Top 40 music is the music of my childhood. I still can sing along with most pop songs from the 80s (but I don’t know who sang any of them!). I hope to fill my children with something better than that. So, we do what we can to incorporate music. It’s kind of forced and it
takes an effort on my part to accomplish it because it isn’t part of my
cultural experience. If family music seems extra to me, maybe it will be more natural to them.
So we use CDs as accompaniment to sing hymns. We still listen to Wee Sing America and other folk music. It is not unusual for me to have the Classical Masterpieces channel playing from the cable network (they show me the names of the piece and composer … I don’t have to pay attention to the radio announcer that way). I make my kids practice their piano and they’re doing great. They’re friends with the organist at church.

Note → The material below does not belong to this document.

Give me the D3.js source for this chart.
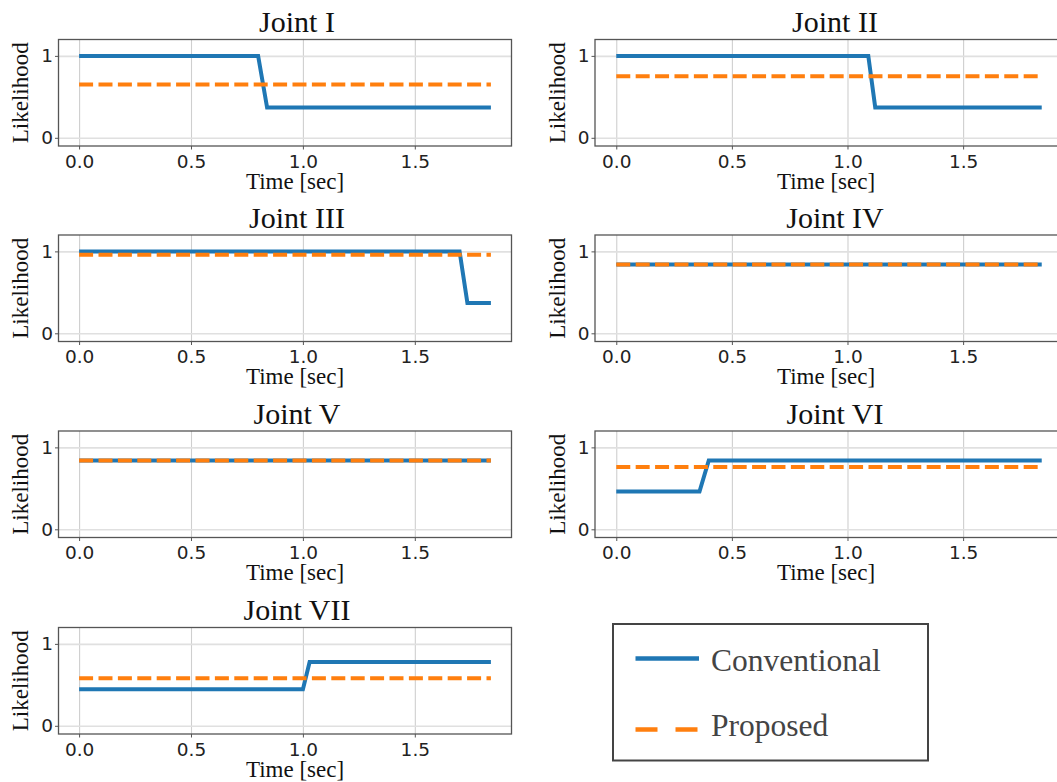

Opal Wheeler’s books (published by Zeezok Press) on Composers have been a great resource for us this year, as have Classical Kids CDs. They are more interested in the music if we’ve read about Handel and I say, “This is a piece by Handel.”
I’m thinking, again, about Pride and Prejudice, this time how music and those who are musical are portrayed. Lady Catherine is not musical, did not learn, but must have her say. Mary’s piano playing can be compared with that of Miss Bingley and Mrs. Hurst compared with that of Georgiana Darcy compared with that of Elizabeth. Mary’s accomplishment was somewhat selfish: formal music, for her own glory – her only glory. Miss Bingley and Mrs Hurst played to catch a husband; to be seen as accomplished in society. The music of these three ladies was not really for the enjoyment of others or even themselves. Georgiana played for the love of it, “she sings and plays all the day long” and had great talent. Lizzie’s playing may have been “very ill” through lack of practice, but her taste and performance were pleasing to those who heard it. Neither performed for others, yet would play when pressed. Music was, in general, for their own pleasure and that of the family circle. I think Austen shows us the use of music in family culture as Schaeffer is teaching.
I meant to mention Opal Wheeler. What a treasure her books are. We also had the Wee Sing America tape. Yes, Tape.
I'm loving the Wheeler books, Cindy. At the Cinci conference, Zeezok had a full curriculum with better music that they've been working on that looked interesting.
My kids had some tapes briefly. 🙂 My MIL still has some that she listens to as well.
I hadn't thought about the musical expressions in P&P, but you're right. It does show in story how music can be used poorly for one's own glorification or well for the benefit of others and even to glorify God.
I didn't really think about it much until I started that paragraph, Sherry. I'm coming to the conclusion that P&P has *everything* LOL.
I like your references and examples from Pride and Prejudice. My children and I have discussed how families had to provide/produce their own entertainment in eras gone by.
Your post made me smile today, as I had been listening to the soundtrack from P&P this morning!
I'm not counting re-reading this year so am trying not to reread P&P. This is letting me think about it though 🙂
I think that distinction of entertainment made by self … by the amateur instead of reliance on a professional is a real loss in our age. Nobody would have said I don't/can't sing in eras gone by; how many of us in just this book club have said it? It isn't because of professional singers, the talented have been recognized but I think recording and broadcasting changed the nature of music, how it's made, and our views of its purpose.
One of my favorite funerals ( that doesn't sound quite right but….anyways) had a new orleans jazz band and they played a wonderful jazzy march at the end of the service as we all left the sanctuary. I loved that so much. It expressed so clearly how I hope to feel when I enter Heaven.
Like Cindy, we also started out with the Wee Sing tapes. They wore out from use, so we eventually replaced them with CDs. The kids also enjoyed the Classical Kids stories.
What a blessing to your kids that you are being intentional in giving them a richer musical experience than you had in childhood. I had a similar upbringing (Top 40 80's music), and I am thankful that I get to learn alongside my kids.
Interesting insights to consider when I re-read P&P!